Some highlights from the past year of fundraising Brown mentioned included 750,000 from National Endowment for Humanities, $150,000 from Anchorage-based Carr Foundation, and a $50,000 donation from Coeur Alaska/Kensington Mine pending a match by donors.

[New JACC pushes forward with fundraising]

Brown said that amount was matched, and the funds will soon be presented and said the fundraising success so far has been exceptional.

“This is certainly unprecedented not only across Southeast Alaska, but all across the Last Frontier,” Brown said.

He also discussed hopes for public funding for the project.

“What we’re looking for in terms of public investment is no more than a quarter of the total,” Brown said. “We’re bringing, I think, the best value proposition we can to the table,” he added.

Heumann discussed ways the New JACC could work hand-in-hand with renovations to Centennial Hall, the conference center near the JACC that is managed by the JAHC.

“That’s some of the head scratching we’ve been doing lately,” Heumann said.
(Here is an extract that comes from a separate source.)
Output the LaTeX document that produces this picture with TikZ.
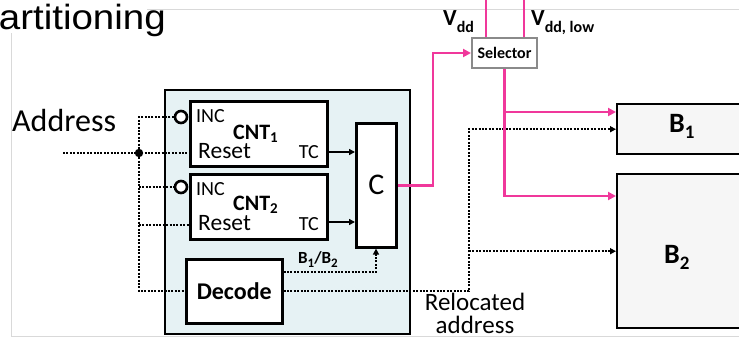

All options depicted the two buildings as being connected in some way, which has been an idea that’s been discussed since last year.

“The standard now is people don’t want to leave a building,” Brown said of conference space. “They want it to be all one closed dome like Vegas.”

One design would include expanded community room and lobby space with a corridor connecting the two buildings, another idea would feature “significantly” expanded lobby or display space and create what was described as a “town square”connection between the two buildings.

The last idea was the recently broached concept of single building that combines the New JACC with a revamped Centennial Hall.

Brown said that last concept could present challenges by forcing the community to do without either facility while the new building is built, and it would also do away with some features of the proposed New JACC that was the subject of the feasibility study.

“We want to make sure we keep all of those features of the New JACC that are going to be revenue generating for simultaneous, multiple events because otherwise we’re getting onto thin ice of not being able to make accurate revenue projections,” Brown said.